Singing is a journey. No singer is ever "finished." And there are different paths of study to get you there.
There is, of course, self-directed study. Such as what I have mostly done. Reading books and programs and doing what I understand from them. First off, not everyone learns the same way. Some are more visual. You can talk or write about breath management all you want but seeing the motion of a person's body can be the key for many folks. Robert Lunte has probably the best tutorial vid I have ever seen on breath management. Just watching that one vid is worth a whole book of verbiage and imagery.
But that leads to the next avenue of learning. Visual learning. You could read about it. You might "hear" it. But seeing it happen clears everything up. Such as Lunte's video on embouchre. Not exactly how I related to the word. I learned the word from my brother when he studied clarinet. But more to the point, you "see" what Lunte means by embouchre and now you can link it in your mind, in living color, to what the concept is.
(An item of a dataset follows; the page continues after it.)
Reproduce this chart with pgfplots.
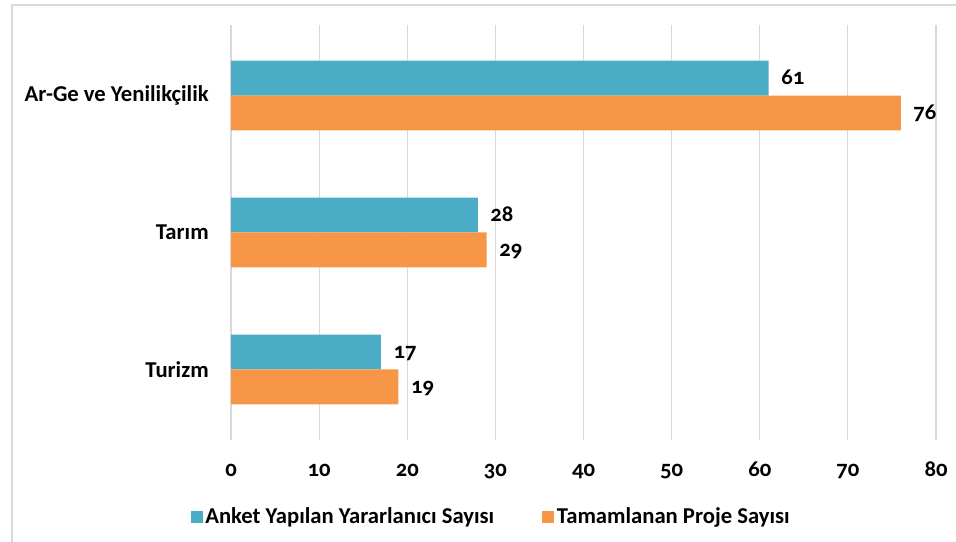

And then, auditory. Every person's body is different. But if you can hear the sound and re-create it in your own body by whatever words your mind has come up with, then you have it. I have done this with students when I was teaching electrical trades, which requires a lot of math. A student made up his own word for reciprocal and rather than obstinately insist on the technically accurate word, I let him use his own image. And he made a perfect 100 on his math test, the next day. And there was no "curve" in my grading. Students earned their grades the hard way, by giving the right answer.
And therein lies the advantage of the next path. Having a teacher, especially one sensitive to your needs as a student. And for that, in singing, the teacher has to hear you. Preferrably, in person, in the same room, if possible. Though, these days, locality is no longer a hindrance with the use of Skype and other internet-based real-time communication utilities. Although, I will still prefer in-person. I know a little too much about electronics to ignore totally the artifacts that occur in translating an analog function like the human voice into digital signal and back, again, and including the response curves of both the microphone and the head phones or speakers, at either end. But there have been good results in spite of these limitations. For, in recording, we are not hearing each other acoustically, anyway. And, as others will point out, a good note is a good note, regardless of the quality of equipment being used.
And here is the advantage of having a teacher. Your learning and improvement happen so much faster. And it is not because you build muscle so much faster by spending money. It is because the teacher can spot mis-steps immediately and give you the solutions immediately. The sooner you discard the mis-step and do the correct thing, the sooner you improve,
Just like when I was teaching electrical trades. Could someone eventually learn by reading and trial and error, to bend a 4-point saddle in EMT like I can? Sure. And it will take a while. No, it didn't take me a while but that is beside the point. The point is, by having me physically show a student, he was bending 4-point saddles with professional consistency after about an hour. And directed his own practice by finding things around the shop, obstructions of structure that would require his new-found "skill." Something he could do all along, provided he had the right path. That's not bragging for myself but to show the advantage of having a teacher show you what is right, from the start, before you develope incorrect habits.
And, in fact, it had as much or more to do with the student as it did with my instruction. He had the motivation, the desire to learn, to put aside what he may have previously thought, at least to consider what I was saying.
And so, when seeking a teacher, ideally it will be a teacher who can reflexively modify his lesson plan to suit your needs. Accent in language can be limiting. So, just telling a student sing ah in father doesn't help if the accent of the student is such that father is pronounced with the high a in the word cat. Tell him to say ah and he still sounds like a whiny cat. It takes a flexible teacher to tell the student to roll forward more to aw to kind of over-correct for the backwards a he as been using.
And dipthongs, the bane of american english. Especially in southern accents where there is a tendency to create more syllables in a word. I don't know if it is because of the slower pace of life and we have to elongate conversation to fill up the days, or what! LOL
And accents where too much sound goes through and out the nostrils. Granted, that is maybe more about style. But leaving these "stylings" in place can have a destructive consequence. Which places the onus on the student.